── STORED DATA ──
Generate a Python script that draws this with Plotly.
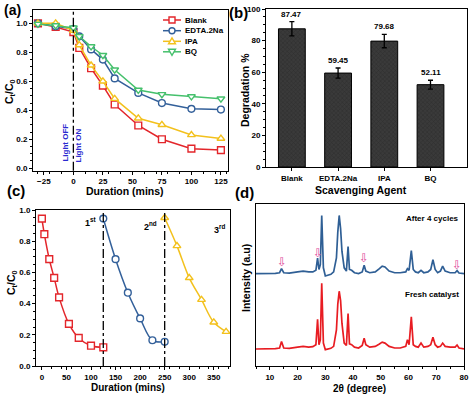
import plotly.graph_objects as go

W, H = 474, 395
FONT = "Liberation Sans"

# ---------- Panel (a) data ----------
time_a = [-30, -15, 0, 5, 15, 25, 35, 55, 75, 100, 125]
blank_a = [1.0, 0.975, 0.94, 0.83, 0.69, 0.57, 0.44, 0.295, 0.20, 0.135, 0.125]
edta_a = [1.0, 0.98, 0.96, 0.91, 0.82, 0.75, 0.62, 0.52, 0.45, 0.41, 0.405]
ipa_a = [1.0, 1.0, 0.95, 0.85, 0.71, 0.60, 0.48, 0.345, 0.30, 0.23, 0.205]
bq_a = [0.995, 0.985, 0.97, 0.91, 0.84, 0.78, 0.68, 0.54, 0.51, 0.495, 0.48]
series_names = ["Blank", "EDTA.2Na", "IPA", "BQ"]

# ---------- Panel (b) data ----------
agents = ["Blank", "EDTA.2Na", "IPA", "BQ"]
degradation = [87.47, 59.45, 79.68, 52.11]
deg_err = [4.5, 3.2, 4.2, 2.8]

# ---------- Panel (c) data ----------
t_c1 = [0, 5, 15, 25, 35, 55, 75, 100, 125]
y_c1 = [0.945, 0.845, 0.685, 0.565, 0.44, 0.27, 0.18, 0.13, 0.12]
t_c2 = [125, 150, 175, 200, 225, 250]
y_c2 = [0.945, 0.685, 0.47, 0.305, 0.165, 0.155]
t_c3 = [250, 275, 300, 325, 350, 375]
y_c3 = [0.95, 0.77, 0.565, 0.425, 0.28, 0.22]
cycle_labels = ["1<sup>st</sup>", "2<sup>nd</sup>", "3<sup>rd</sup>"]
cycle_label_x = [100, 222, 362]
cycle_label_y = [0.92, 0.9, 0.88]

# ---------- Panel (d) data ----------
two_theta = [5, 8, 10, 12, 13.5, 14.2, 15, 17, 20, 22, 24, 25.5, 26.6, 27.2, 27.7, 28.2,
             28.7, 29.3, 30, 31, 32, 33, 34, 34.5, 35, 35.5, 36, 36.8, 37.6, 38.2, 38.7,
             39.5, 40.5, 42, 43.3, 44, 44.6, 46, 48, 49.5, 50.5, 51.5, 53, 55, 57, 59,
             59.6, 60.2, 61, 61.7, 62.5, 63.5, 64.5, 65.5, 67, 68, 68.8, 69.6, 70.5, 71.5,
             72.3, 73.2, 75, 76.8, 77.5, 78.2, 80]
after_cycles = [56.5, 56.5, 56.5, 56.6, 57, 59.5, 57, 56.8, 57.5, 58, 57.5, 57.5, 58.5, 66,
                59, 62, 92, 60, 55, 55.5, 56, 57.5, 66, 82, 92, 84, 70, 60, 58, 73, 59,
                58.5, 57, 56.5, 57.5, 61.5, 58, 57, 57.5, 59.5, 61, 60.5, 58, 57, 57, 57.5,
                59.5, 58.5, 70.5, 59, 57.5, 57, 58.5, 57, 57.5, 59, 65, 59, 57, 58,
                61, 58, 57, 57, 58.3, 56.8, 56.5]
fresh = [10.4, 10.4, 10.5, 10.6, 11, 15, 11, 10.8, 11.5, 12, 11.5, 11.8, 13, 28.5,
         13, 16, 50.5, 14, 10, 10.2, 10.8, 12, 22, 38, 45.7, 40, 26, 14, 12.5, 32, 13.5,
         13, 11.5, 11, 12.5, 17, 13, 11.5, 12, 13.5, 14.6, 14, 12, 11, 11, 12,
         16, 13, 30, 13, 12, 11.5, 14, 11.5, 12, 13, 17.5, 13, 11.5, 12,
         14, 12, 11.5, 11.5, 12.8, 11, 10.5]
arrow_theta = [14.2, 27.2, 44.0, 77.5]
arrow_int = [63.6, 69.0, 65.8, 62.0]

RED = "#e3262b"
BLUE = "#33609a"
YEL = "#f3c11d"
GRN = "#45c06c"
BLUE_D = "#2f5f95"
RED_D = "#e81c22"
MS = 6.8


def px2x(px):
    return px / W


def py2y(py):
    return 1 - py / H


fig = go.Figure()

# Panel (a)
series_a = [(series_names[0], blank_a, RED, "square"),
            (series_names[1], edta_a, BLUE, "circle"),
            (series_names[2], ipa_a, YEL, "triangle-up"),
            (series_names[3], bq_a, GRN, "triangle-down")]
for name, ys, col, sym in series_a:
    fig.add_trace(go.Scatter(
        x=time_a, y=ys, name=name, mode="lines+markers",
        line=dict(color=col, width=1.5),
        marker=dict(symbol=sym, size=MS, color="white", line=dict(color=col, width=1.4)),
        xaxis="x", yaxis="y", showlegend=False))

# Panel (b)
fig.add_trace(go.Bar(
    x=agents, y=degradation, width=0.58,
    error_y=dict(type="data", array=deg_err, color="black", thickness=1.3, width=2.5),
    marker=dict(color="#3a3a3a", line=dict(color="black", width=1),
                pattern=dict(shape="x", fgcolor="#222222", size=3, solidity=0.35)),
    xaxis="x2", yaxis="y2", showlegend=False))

# Panel (c)
for xs, ys, col, sym in [(t_c1, y_c1, RED, "square"), (t_c2, y_c2, BLUE, "circle"),
                         (t_c3, y_c3, YEL, "triangle-up")]:
    fig.add_trace(go.Scatter(
        x=xs, y=ys, mode="lines+markers",
        line=dict(color=col, width=1.5, shape="spline"),
        marker=dict(symbol=sym, size=MS, color="white", line=dict(color=col, width=1.4)),
        xaxis="x3", yaxis="y3", showlegend=False, cliponaxis=False))

# Panel (d)
fig.add_trace(go.Scatter(x=two_theta, y=after_cycles, mode="lines",
                         line=dict(color=BLUE_D, width=1.7),
                         xaxis="x4", yaxis="y4", showlegend=False))
fig.add_trace(go.Scatter(x=two_theta, y=fresh, mode="lines",
                         line=dict(color=RED_D, width=1.7),
                         xaxis="x4", yaxis="y4", showlegend=False))

tickf = dict(family=FONT, size=8, color="black", weight="bold")
common = dict(showline=True, linecolor="black", linewidth=1, mirror=True,
              ticks="outside", ticklen=3, tickwidth=1, tickcolor="black",
              showgrid=False, zeroline=False, tickfont=tickf, automargin=False,
              minor=dict(ticks="outside", ticklen=2, tickcolor="black"))
nominor = {k: v for k, v in common.items() if k != "minor"}

fig.update_layout(
    width=W, height=H, margin=dict(l=0, r=0, t=0, b=0),
    paper_bgcolor="white", plot_bgcolor="white",
    font=dict(family=FONT, color="black"),
    showlegend=False,
    xaxis=dict(domain=[px2x(33), px2x(228)], range=[-34.2, 131], anchor="y",
               tickvals=[-25, 0, 25, 50, 75, 100, 125], **common),
    yaxis=dict(domain=[py2y(170.7), py2y(10)], range=[-0.017, 1.092], anchor="x",
               tickvals=[0, 0.2, 0.4, 0.6, 0.8, 1.0], tickformat=".1f", **common),
    xaxis2=dict(domain=[px2x(266), px2x(467)], range=[-0.56, 3.79], anchor="y2",
                type="category", **nominor),
    yaxis2=dict(domain=[py2y(167), py2y(9)], range=[0, 100], anchor="x2",
                tickvals=[0, 20, 40, 60, 80, 100], **common),
    xaxis3=dict(domain=[px2x(36), px2x(230)], range=[-12, 383], anchor="y3",
                tickvals=[0, 50, 100, 150, 200, 250, 300, 350], **common),
    yaxis3=dict(domain=[py2y(366), py2y(210)], range=[0, 1.0], anchor="x3",
                tickvals=[0, 0.2, 0.4, 0.6, 0.8, 1.0], tickformat=".1f", **common),
    xaxis4=dict(domain=[px2x(256), px2x(464)], range=[5, 80], anchor="y4",
                tickvals=[10, 20, 30, 40, 50, 60, 70, 80], **common),
    yaxis4=dict(domain=[py2y(366), py2y(204)], range=[0, 99], anchor="x4",
                showline=True, linecolor="black", linewidth=1, mirror=True, automargin=False,
                showticklabels=False, ticks="", showgrid=False, zeroline=False),
)

# dash-dot vertical lines
fig.add_shape(type="line", xref="x", yref="y domain", x0=0, x1=0, y0=0, y1=1,
              line=dict(color="black", width=1.3, dash="dashdot"))
for xv in [125, 250]:
    fig.add_shape(type="line", xref="x3", yref="y3 domain", x0=xv, x1=xv, y0=0, y1=1,
                  line=dict(color="black", width=1.3, dash="dashdot"))

ann = []


def add_ann(**kw):
    kw.setdefault("xanchor", "center")
    kw.setdefault("yanchor", "middle")
    kw.setdefault("showarrow", False)
    ann.append(kw)


# manual legend for panel (a)
leg_rows = [20, 30.7, 41.3, 51.8]
r = 3.0
for (name, ys, col, sym), ry in zip(series_a, leg_rows):
    yy = py2y(ry)
    fig.add_shape(type="line", xref="paper", yref="paper", x0=px2x(163), x1=px2x(181),
                  y0=yy, y1=yy, line=dict(color=col, width=1.5))
    cx = 172
    if sym == "square":
        fig.add_shape(type="rect", xref="paper", yref="paper", x0=px2x(cx - r), x1=px2x(cx + r),
                      y0=py2y(ry + r), y1=py2y(ry - r), fillcolor="white",
                      line=dict(color=col, width=1.4))
    elif sym == "circle":
        fig.add_shape(type="circle", xref="paper", yref="paper", x0=px2x(cx - r), x1=px2x(cx + r),
                      y0=py2y(ry + r), y1=py2y(ry - r), fillcolor="white",
                      line=dict(color=col, width=1.4))
    elif sym == "triangle-up":
        p = "M %f %f L %f %f L %f %f Z" % (px2x(cx - r - 0.5), py2y(ry + r - 0.5), px2x(cx + r + 0.5),
                                           py2y(ry + r - 0.5), px2x(cx), py2y(ry - r - 0.5))
        fig.add_shape(type="path", xref="paper", yref="paper", path=p, fillcolor="white",
                      line=dict(color=col, width=1.4))
    else:
        p = "M %f %f L %f %f L %f %f Z" % (px2x(cx - r - 0.5), py2y(ry - r + 0.5), px2x(cx + r + 0.5),
                                           py2y(ry - r + 0.5), px2x(cx), py2y(ry + r + 0.5))
        fig.add_shape(type="path", xref="paper", yref="paper", path=p, fillcolor="white",
                      line=dict(color=col, width=1.4))
    add_ann(x=px2x(183), y=yy, xref="paper", yref="paper", xanchor="left",
            text="<b>%s</b>" % name, font=dict(family=FONT, size=8, color="black"))

# Light OFF / ON
add_ann(x=-6.5, y=0.175, xref="x", yref="y", text="<b>Light OFF</b>", textangle=-90,
        font=dict(family=FONT, size=8, color="#2a2ad0"))
add_ann(x=4.3, y=0.16, xref="x", yref="y", text="<b>Light ON</b>", textangle=-90,
        font=dict(family=FONT, size=8, color="#2a2ad0"))
# bar labels
for a, v, e in zip(agents, degradation, deg_err):
    add_ann(x=a, y=v + e, xref="x2", yref="y2", text="<b>%.2f</b>" % v,
            yanchor="bottom", yshift=1, font=dict(family=FONT, size=8, color="black"))
# cycle labels
for t, xv, yv in zip(cycle_labels, cycle_label_x, cycle_label_y):
    add_ann(x=xv, y=yv, xref="x3", yref="y3", text="<b>%s</b>" % t,
            font=dict(family=FONT, size=9, color="black"))
# XRD arrows
for xv, yv in zip(arrow_theta, arrow_int):
    add_ann(x=xv, y=yv, xref="x4", yref="y4", text="⇩",
            font=dict(family="DejaVu Sans", size=12, color="#e0489a"))
add_ann(x=px2x(461), y=py2y(218), xref="paper", yref="paper", xanchor="right",
        text="<b>After 4 cycles</b>", font=dict(family=FONT, size=8, color="black"))
add_ann(x=px2x(461), y=py2y(294), xref="paper", yref="paper", xanchor="right",
        text="<b>Fresh catalyst</b>", font=dict(family=FONT, size=8, color="black"))


def title(text, x, y, angle=0, size=10.5):
    add_ann(x=px2x(x), y=py2y(y), xref="paper", yref="paper", text="<b>%s</b>" % text,
            textangle=angle, font=dict(family=FONT, size=size, color="black"))


title("Duration (mins)", 125, 191)
title("C<sub>t</sub>/C<sub>0</sub>", 10, 92, -90)
title("Degradation %", 245, 90, -90)
title("Scavenging Agent", 361, 190)
title("Duration (mins)", 128, 387.5, 0, 10)
title("C<sub>t</sub>/C<sub>0</sub>", 12, 283, -90)
title("2θ (degree)", 359, 388, 0, 10)
title("Intensity (a.u)", 246, 278, -90)
# panel letters
title("(a)", 12, 10, 0, 14)
title("(b)", 239, 12, 0, 15)
title("(c)", 16, 190, 0, 15)
title("(d)", 244, 193, 0, 15)

fig.update_layout(annotations=ann)
fig.write_html("out.html", config={"displayModeBar": False},
               post_script="document.body.style.margin='0';document.body.style.padding='0';")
───
• _YOUR OBJECTIVE_: From the opening line of the listing above through the line bearing "deg_err = [4.5, 3.2, 4.2, 2.8]", repeat each line exactly. Drop every picture.

• _RESULT_:
Generate a Python script that draws this with Plotly.
import plotly.graph_objects as go

W, H = 474, 395
FONT = "Liberation Sans"

# ---------- Panel (a) data ----------
time_a = [-30, -15, 0, 5, 15, 25, 35, 55, 75, 100, 125]
blank_a = [1.0, 0.975, 0.94, 0.83, 0.69, 0.57, 0.44, 0.295, 0.20, 0.135, 0.125]
edta_a = [1.0, 0.98, 0.96, 0.91, 0.82, 0.75, 0.62, 0.52, 0.45, 0.41, 0.405]
ipa_a = [1.0, 1.0, 0.95, 0.85, 0.71, 0.60, 0.48, 0.345, 0.30, 0.23, 0.205]
bq_a = [0.995, 0.985, 0.97, 0.91, 0.84, 0.78, 0.68, 0.54, 0.51, 0.495, 0.48]
series_names = ["Blank", "EDTA.2Na", "IPA", "BQ"]

# ---------- Panel (b) data ----------
agents = ["Blank", "EDTA.2Na", "IPA", "BQ"]
degradation = [87.47, 59.45, 79.68, 52.11]
deg_err = [4.5, 3.2, 4.2, 2.8]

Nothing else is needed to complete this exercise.